Warfarin prescription error contributed to fatal haemorrhage


Mrs Marian Day sadly died from a massive intra-abdominal haemorrhage, secondary to a vascular malformation of the spleen a Coroner’s report has indicated.


Warfarin, given to treat her atrial fibrillation was continued in the hospital when it should have been omitted, as bleeding was suspected. This prescription error has in the opinion of the Coroner, on a balance of probability, made a contribution to the haemorrhage.


An initial plan was made in the early hours of the 14th November 2019 to withhold the warfarin as she had low blood pressure and a likely diagnosis of a gastrointestinal bleed. Later on the 14th Mrs Day moved from the assessment unit to the ward, and despite the warfarin dose being crossed off on the prescription chart, warfarin was given that evening.


Mrs Day did not have a Consultant review on the ward until the morning of the 16th November, and there was no further recorded discussion of the plan for anticoagulant management. A further dose of warfarin was given on the evening of the 15th November, when it should have been omitted.


There was no written ‘Gastro Intestinal haemorrhage protocol’ document placed in the medical records as would be expected, to help prompt review of the anticoagulant management in this situation, as per hospital guidance.


Mrs Day had a sudden collapse on the ward in the early hours of the 18th November.

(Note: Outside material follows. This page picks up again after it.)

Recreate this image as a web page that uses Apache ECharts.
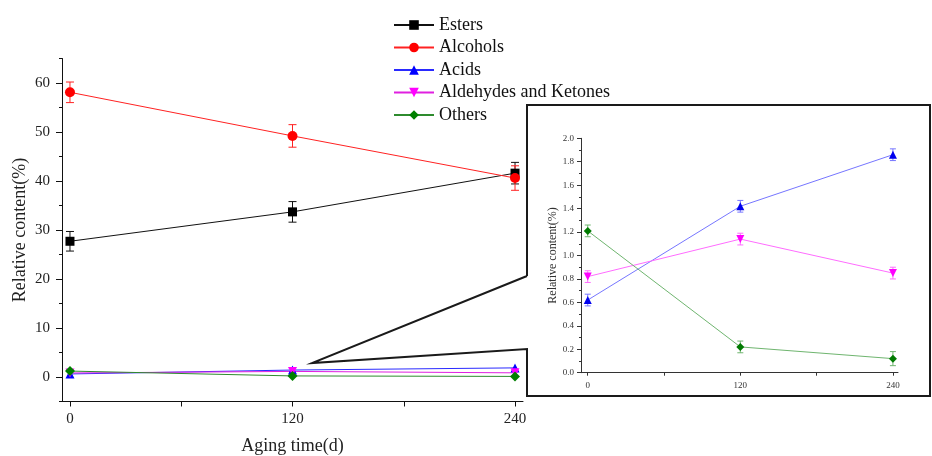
<!DOCTYPE html>
<html>
<head>
<meta charset="utf-8">
<title>Relative content vs aging time</title>
<script src="https://cdn.jsdelivr.net/npm/echarts@6/dist/echarts.min.js"></script>
<style>
html,body{margin:0;padding:0;background:#fff;}
#container{width:932px;height:456px;}
</style>
</head>
<body>
<div id="container"></div>
<script>
// aging time (d)
var days = [0, 120, 240];

// relative content (%) and error
var esters = [27.7, 33.7, 41.6];
var estersErr = [2.0, 2.1, 2.2];
var alcohols = [58.1, 49.2, 40.6];
var alcoholsErr = [2.1, 2.3, 2.5];
var acids = [0.62, 1.42, 1.86];
var acidsErr = [0.05, 0.05, 0.05];
var aldehydes = [0.82, 1.14, 0.85];
var aldehydesErr = [0.05, 0.05, 0.05];
var others = [1.21, 0.22, 0.12];
var othersErr = [0.05, 0.05, 0.06];

// ticks
var xTicks = [0, 60, 120, 180, 240];
var xLabels = [0, 120, 240];
var mainYLabels = [0, 10, 20, 30, 40, 50, 60];
var mainYMinor = [-5, 5, 15, 25, 35, 45, 55, 65];

var FONT = 'Liberation Serif';

function pts(vals){
	return days.map(function(d, i){ return [d, vals[i]]; });
}

// 误差棒
function errSeries(vals, errs, xi, yi, color, cap){
	return {
		type: 'custom',
		xAxisIndex: xi,
		yAxisIndex: yi,
		silent: true,
		z: 1,
		data: days.map(function(d, i){ return [d, vals[i] - errs[i], vals[i] + errs[i]]; }),
		encode: { x: 0, y: [1, 2] },
		renderItem: function(params, api){
			var lo = api.coord([api.value(0), api.value(1)]);
			var hi = api.coord([api.value(0), api.value(2)]);
			var st = { stroke: color, lineWidth: 1 };
			return {
				type: 'group',
				children: [
					{ type: 'line', shape: { x1: lo[0], y1: lo[1], x2: hi[0], y2: hi[1] }, style: st },
					{ type: 'line', shape: { x1: lo[0] - cap, y1: lo[1], x2: lo[0] + cap, y2: lo[1] }, style: st },
					{ type: 'line', shape: { x1: hi[0] - cap, y1: hi[1], x2: hi[0] + cap, y2: hi[1] }, style: st }
				]
			};
		}
	};
}

function lineSeries(name, vals, xi, yi, symbol, size, lineColor, markColor, rotate){
	return {
		name: name,
		type: 'line',
		xAxisIndex: xi,
		yAxisIndex: yi,
		data: pts(vals),
		symbol: symbol,
		symbolSize: size,
		symbolRotate: rotate || 0,
		z: 3,
		lineStyle: { color: lineColor, width: 1 },
		itemStyle: { color: markColor }
	};
}

var myChart = echarts.init(document.getElementById('container'));

var option = {
	animation: false,
	backgroundColor: '#fff',
	legend: {
		orient: 'vertical',
		left: 388,
		top: 11,
		itemWidth: 40,
		itemHeight: 12,
		itemGap: 4.5,
		data: ['Esters', 'Alcohols', 'Acids', 'Aldehydes and Ketones', 'Others'],
		textStyle: { fontFamily: FONT, fontSize: 18, color: '#111' }
	},
	grid: [
		{ left: 62, top: 58.5, width: 461, height: 343, outerBoundsMode: 'none' },
		{ left: 581, top: 138.3, width: 317, height: 234.4, outerBoundsMode: 'none' }
	],
	xAxis: [
		{
			type: 'value', gridIndex: 0, min: -4.3, max: 244.3,
			axisLine: { show: true, onZero: false, lineStyle: { color: '#111', width: 1 } },
			axisTick: { show: true, length: 5, customValues: xTicks, lineStyle: { color: '#111' } },
			axisLabel: { customValues: xLabels, fontSize: 15, margin: 10, color: '#222', fontFamily: FONT },
			splitLine: { show: false },
			name: 'Aging time(d)', nameLocation: 'middle', nameGap: 36,
			nameTextStyle: { fontSize: 18, color: '#222', fontFamily: FONT }
		},
		{
			type: 'value', gridIndex: 1, min: -5.3, max: 244,
			axisLine: { show: true, onZero: false, lineStyle: { color: '#333', width: 1 } },
			axisTick: { show: true, length: 3, customValues: xTicks, lineStyle: { color: '#333' } },
			axisLabel: { customValues: xLabels, fontSize: 9, margin: 8, color: '#333', fontFamily: FONT },
			splitLine: { show: false }
		}
	],
	yAxis: [
		{
			type: 'value', gridIndex: 0, min: -5, max: 65,
			axisLine: { show: true, onZero: false, lineStyle: { color: '#111', width: 1 } },
			axisTick: { show: true, length: 6, customValues: mainYLabels, lineStyle: { color: '#111' } },
			axisLabel: { customValues: mainYLabels, fontSize: 15, margin: 12, color: '#222', fontFamily: FONT },
			splitLine: { show: false },
			name: 'Relative content(%)', nameLocation: 'middle', nameGap: 33, nameRotate: 90,
			nameTextStyle: { fontSize: 18, color: '#222', fontFamily: FONT }
		},
		{
			type: 'value', gridIndex: 0, min: -5, max: 65, position: 'left', offset: 0,
			axisLine: { show: false, onZero: false },
			axisTick: { show: true, length: 3, customValues: mainYMinor, lineStyle: { color: '#111' } },
			axisLabel: { show: false },
			splitLine: { show: false }
		},
		{
			type: 'value', gridIndex: 1, min: 0, max: 2, interval: 0.2,
			axisLine: { show: true, onZero: false, lineStyle: { color: '#333', width: 1 } },
			axisTick: { show: true, length: 4, lineStyle: { color: '#333' } },
			minorTick: { show: true, splitNumber: 2, length: 2, lineStyle: { color: '#333' } },
			axisLabel: {
				fontSize: 9, margin: 7, color: '#333', fontFamily: FONT,
				formatter: function(v){ return v.toFixed(1); }
			},
			splitLine: { show: false },
			name: 'Relative content(%)', nameLocation: 'middle', nameGap: 22, nameRotate: 90,
			nameTextStyle: { fontSize: 12, color: '#333', fontFamily: FONT }
		}
	],
	graphic: [
		{
			type: 'polyline',
			z: 0,
			shape: { points: [[527, 276], [527, 105], [930, 105], [930, 396], [527, 396], [527, 349], [312, 363], [527, 276]] },
			style: { stroke: '#1a1a1a', lineWidth: 2, fill: null }
		}
	],
	series: [
		// 主图
		lineSeries('Esters', esters, 0, 0, 'rect', 9, '#111', '#000'),
		lineSeries('Alcohols', alcohols, 0, 0, 'circle', 10, '#f22', '#f00'),
		lineSeries('Acids', acids, 0, 0, 'triangle', 9, '#2a2aff', '#00f'),
		lineSeries('Aldehydes and Ketones', aldehydes, 0, 0, 'triangle', 9, '#e020e0', '#f0f', 180),
		lineSeries('Others', others, 0, 0, 'diamond', 10, '#2e8b2e', '#008000'),
		errSeries(esters, estersErr, 0, 0, '#111', 4),
		errSeries(alcohols, alcoholsErr, 0, 0, '#f22', 4),
		// 放大图
		lineSeries('Acids', acids, 1, 2, 'triangle', 8, '#7676ff', '#0000ee'),
		lineSeries('Aldehydes and Ketones', aldehydes, 1, 2, 'triangle', 8, '#ff6cff', '#f0f', 180),
		lineSeries('Others', others, 1, 2, 'diamond', 8, '#6fb56f', '#007a00'),
		errSeries(acids, acidsErr, 1, 2, '#7676ff', 3),
		errSeries(aldehydes, aldehydesErr, 1, 2, '#ff6cff', 3),
		errSeries(others, othersErr, 1, 2, '#6fb56f', 3)
	]
};

myChart.setOption(option);
</script>
</body>
</html>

She had a massive bleed into her abdomen at this time, from which she did not recover.


On 12th December 2019, Dr Elizabeth Didcock, Assistant Coroner, for the coroner area of Nottinghamshire commenced an investigation into the death of Mrs Day. Commenting on the case she said:


“Whilst there has been a detailed Serious Incident review of the circumstances of Mrs Day’s death conducted by the Trust, it remains unclear as to how and why these prescription errors occurred.


“It is my view that a similar prescription error could occur again, as there remains a number of different charts and documents that allow for muddled prescribing of, or omission of, anticoagulants, when there are complex medical conditions and concern re likely bleeding.


“Whilst the development of an electronic prescribing system may increase the probability of more clarity in the prescription of anticoagulants, this is not in place currently.


“In addition, this alone in my view will not ensure oversight of anticoagulant management, unless other measures are taken to ensure senior review of patients and a clear prescription plan recorded for all staff to follow.”